Monday, August 30, 2010

"Necessity is the plea for every infringement of human freedom. It is the argument of tyrants; it is the creed of slaves.-William Pitt, British prime-minister (1759-1806)

With the resumption of Parliament the long maligned long gun registry will (maybe) meet its Waterloo. As an an example of what happens when ideology engages in sacrilegious acts with party politics the long gun registry has no equal in Canadian politics. Politicians preyed on urban dwelling Canadians frightened by what they saw on the television about crime in the US. Our police chiefs (elected to run police forces and not set policy) opined that knowledge of whether a firearm was in a residence would make a police officers jobs safer. And to top it all off that holy grail of the anti-gun crowd - The Montreal Massacre was lite once more into a blazing fervour! Huzzah said the masses - we will prove to the world how civilized we are by supporting the "necessity" of long gun control (the handguns everyone is afraid of have been strictly controlled and registered for years - except by the actual bad people of course).

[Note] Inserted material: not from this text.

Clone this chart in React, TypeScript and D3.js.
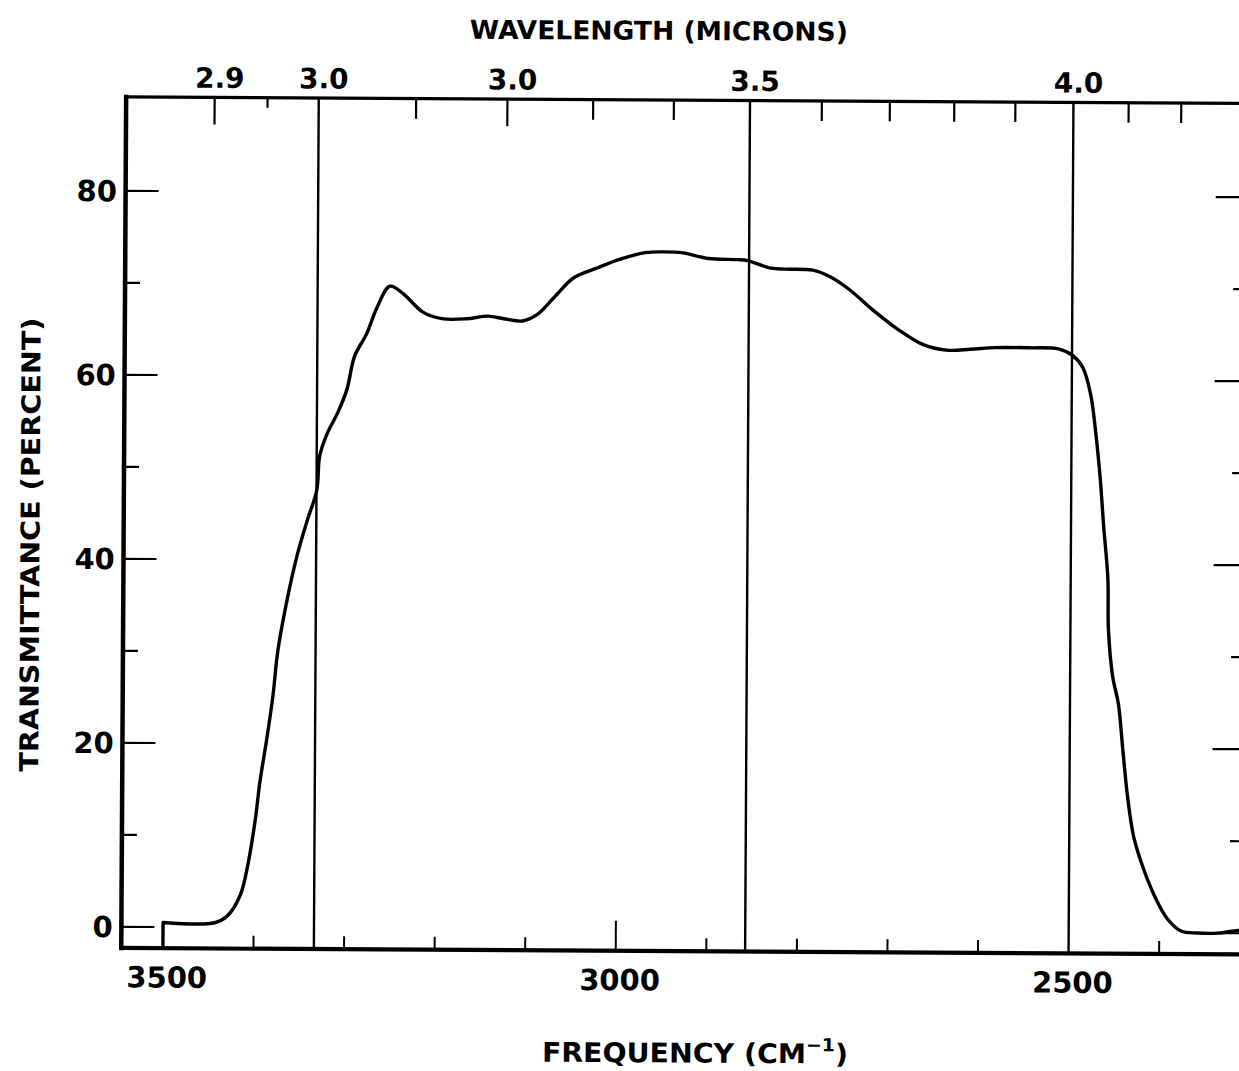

So the government of the day(s)announced they had a plan - why this thing will cost a mere 100M$ to set up and pay for itself with "user fees" (or as I like to call this stuff taxes"). Contracts were awarded, people hired, politicians celebrated! A 100M$ would insure that we would know for sure if a farmer in Saskatchewan had a .410 coach gun tucked away to clear out the varmints’ in his barn because (here it comes) he will TELL us. This simple (and erroneous) assumption began the long, slow and phenomenally expensive LGR debacle. Why you ask, well here’s a couple of reasons – that farmer in Saskatchewan, that hunter in Quebec, that target shooter in Metcalfe – we all wondered how exactly the registry was going to protect anyone. After all it wasn’t like criminals were going to meekly fill in the forms and tell Police what they had; the LGR was “targeted” towards the non-criminal members of society. When this point was raised it was shouted down by Police Chiefs with the “knowledge is power” argument. Well I am not a police officer but I’m pretty sure rule #1 is to assume that ANY situation is dangerous and to conduct yourself accordingly (regardless of what the LGR says or doesn't say).

So One (1) Billion dollars later we have a long gun registry that tracks the firearms of all Canadians.  What happened of course is that the government (in a desperate attempt to get people to use it) caved on the user fees.  For One (1) Billion dollars we have now a reasonable competent system in place.  However what we don't have in place is increased public safety from criminals nor do are our brave police officers any safer than they were before.  What could we done with One (1) Billion dollars? Well we could have hired so many police officers that you couldn’t walk three steps without tripping over one. For One (1) Billion dollars we could of built more prisons where the message of “you use a gun in a crime and you do serious time” would be delivered one day at a time.

Any "necessity" born of Politics is predestined to fail everyone except those who take credit for the idea.  Such is the case of the LGR - may it rest in peace.